Refocusing Sexual Energy
Another week has gone by and my cock is still not my own again. I am focusing on trying to be good and not do anything that might harm my chances of getting to cum again soon. I feel like this week has been one tormenting event after another. I don’t know how long I can stand this condition of things, my cock yearns to shoot its load. On the other hand, I love this heightened sexual awareness that I have now. I feel like I can be constantly erotic without it interfering with any of my normal functions. I feel like there is a counter on my cock, timing every moment that I am not allowed to reach orgasm.

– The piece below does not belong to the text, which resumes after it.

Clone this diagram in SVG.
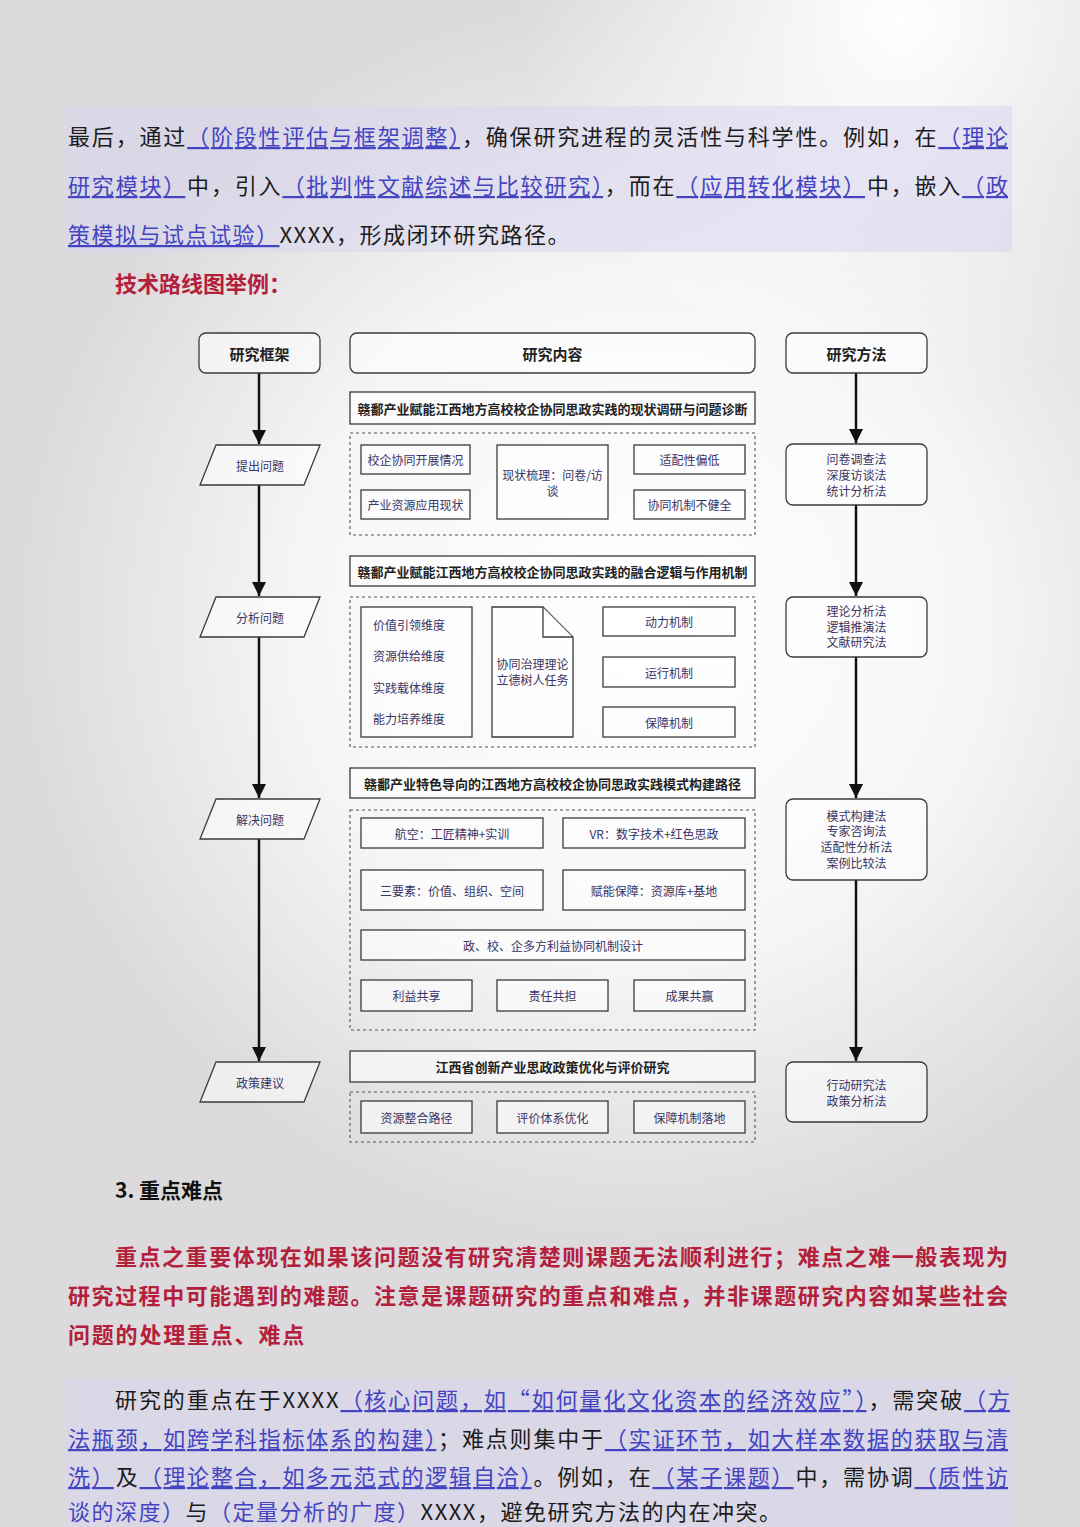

For the remainder of the time I am in chastity I am going to try to be more productive with my energy. I am going to be attempting to write more erotic stories, attempt some erotic drawing and spend lots of time working on my body.
In some ways I suppose I am just trying to give myself things to do to avoid thinking about my imprisoned cock. Some days all I can think about is laying on my bed, the cool breeze from the fan above me blowing on my naked body. Well, naked except for some loose white Nike basketball sneaks on my feet (probably white Nike Shox Lethal). My cock rock hard, free from any confinement, touching it for the first time in months. The shaft firm and textured with veins, straining against the confinement of the skin. I place my hand around my cock, holding firm, and dancing my hand slowly up and down over and over again, getting that wonderful pre-orgasmic feeling. I work my cock at a steady slow pace for an hour or so, keeping it completely hard, and then I get one last horny image in my head and then I speed up, moving my hand as fast as it will go, the bed vibrating beneath me until I orgasm. For a brief moment everything is quiet and still, the bed has stopped, my hand is at minimum speed. Then, the great burst of cum. My load shoots up into the air, falling down on my chest, face and on the wall behind my bed. The creamy geyser occurs with me exhaling an exhaustive moan as I empty my balls of their contents for the first time in too long. The creamy trail litters my body, my bed and my walls. I lay in silence and still, thankful the fan is running and then I drift off to sleep still covered in my cum.
Hmm… ok, maybe im a bit horny. Damn, ive got to get those thoughts out of my head.